I keep telling myself that I have to stop asking for things, for help. I guess now's the right time to finally do it. I feel sick every time I do it, I'd rather struggle and suffer than to see that look again.


Fuck this.


I don't know how to let go.

“I’m happy” that’s the lie I keep telling myself every morning when I wake up, and every night before I fall asleep. I mean, I must be happy, why wouldn’t I? It seems that love found me again after all but is it real? I keep wondering if it is. I really don’t know, because I feel like I don’t know myself anymore, I don’t know what’s real and what’s not real. 

It’s awkward. It feels strange. 

I’m afraid that I’ll get hurt again, and that’s probably what’s going to happen; at least that’s what people say: “where there’s a fire someone’s gonna get burned”. 
I wanted to run, to run away so no one could find me, but I was too weak, I couldn’t do it; I cannot turn around, I’m mesmerized by you, because you’re such a forceful and determined human being.
You have confessed to me that you use people to get where you need to be, you would trample anyone who getsts in your way. And after you have told me all of this, now I’m afraid that, maybe, I’m just another one of your victims, and the worst of it is that I won’t know it, until it hits me right in the face. You make all my self-confidence disappear, and you make it come back, it’s just a weird cycle. 

I guess only time will tell what’s real and what’s not. At least I'm not crying anymore − or so I say  −.





Good people, good people. Who are those good people? Let me tell you.

From my experience good people are broken souls; this is the reason why they are good. They’ve seen too much shit; they’ve been through a lot, that’s why they are good. They know how it feels to be treated like shit, that’s why they decide to be kind, to help and not to judge others.
I’ve been –and still am– called a good/kind soul. I think I’m not. I’ve been –and I am – broken, I’ve seen the worst in people, I’ve felt the hate of others. I’ve learnt that hearts are made for pain and for breaking. 
With the risk of repeating myself, I’ve felt the damage of one’s hate and ugliness on my own skin, that’s why I promised myself to never act with hate, I would never want others to go through the same feelings. 
Don’t get me wrong, every time someone hurts me or angers me I still feel that hunger for payback it’s like the hunger of a lion, but then, I always remind myself what I said “Never again!” so I forgive because I had enough. Being kind it’s not easy, and it doesn’t come at ease, it takes  strength, and most of the time being kind doesn’t pay you back, sadly. But for me, knowing that I managed to control my emotions and avoid hurting others is all that matters, so after all it is worth it. 
Lately, I don’t know what’s been happening to me. I feel like I have lost my way. Every time someone hurts me a piece of my soul turns black, it dies, and I’m afraid that one day I won’t even have a soul left to be saved, but that’s ok, I guess. After all, who cares? Nobody! 
I need a new direction, I’m tired of being the good person for everybody else while I’m hating myself, wishing I was dead every night before I fall asleep and every morning when I woke up. I need my own good soul, I need someone to care, not only to care, I need someone who understands, I need someone who can put his/her own interests on the second plan, at least once, like I do for everybody else. I need a reason to stay alive because right now I’m dead and I'm just acting like I’m alive.

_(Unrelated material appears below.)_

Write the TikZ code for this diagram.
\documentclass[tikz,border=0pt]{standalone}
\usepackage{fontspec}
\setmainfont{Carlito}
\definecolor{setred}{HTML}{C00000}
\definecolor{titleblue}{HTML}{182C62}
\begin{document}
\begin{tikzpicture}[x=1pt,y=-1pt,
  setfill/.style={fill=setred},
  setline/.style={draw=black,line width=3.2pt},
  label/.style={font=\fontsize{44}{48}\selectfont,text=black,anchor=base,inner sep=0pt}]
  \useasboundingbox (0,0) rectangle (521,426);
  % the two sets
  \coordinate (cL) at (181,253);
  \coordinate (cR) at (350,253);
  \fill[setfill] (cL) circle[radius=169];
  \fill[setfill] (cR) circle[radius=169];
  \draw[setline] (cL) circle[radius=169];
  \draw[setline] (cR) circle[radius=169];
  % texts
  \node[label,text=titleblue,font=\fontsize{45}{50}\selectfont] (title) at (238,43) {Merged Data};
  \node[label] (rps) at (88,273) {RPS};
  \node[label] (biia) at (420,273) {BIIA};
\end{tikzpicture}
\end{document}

(http://streetx222.deviantart.com/art/SNOW-420684521)

I'm here, again, in the same place. We meet again, my old friend, depression. This time I don't know what's going on, you seem different; maybe, just maybe, I've changed. 
Yes, definitely, I'm the one who changed; I guess that's how things work. My life is chaos. Today I found myself contemplating the murder; it's been so long since I've last thought about it. I feel worthless, empty like I have nothing left to offer. What if it is the truth? What if I am worthless, what if I am just an empty shell with nothing good left in me? I'm afraid that might be the truth, and it hurts so much. 
After all those years of giving everything, I'm back again, alone and scared. I'm so lonely! I need somebody who cares, but I've been hurt so many times, and now I'm afraid to let anyone in. It will take some time; I know it, then... again the same cycle: get close, get comfy, and give everything to get hurt in the end. I tried to stop it so many times, but... I just can't. 
Everybody thinks I'm heartbroken, maybe I am, but I don't feel that way, actually I don't feel anything anymore.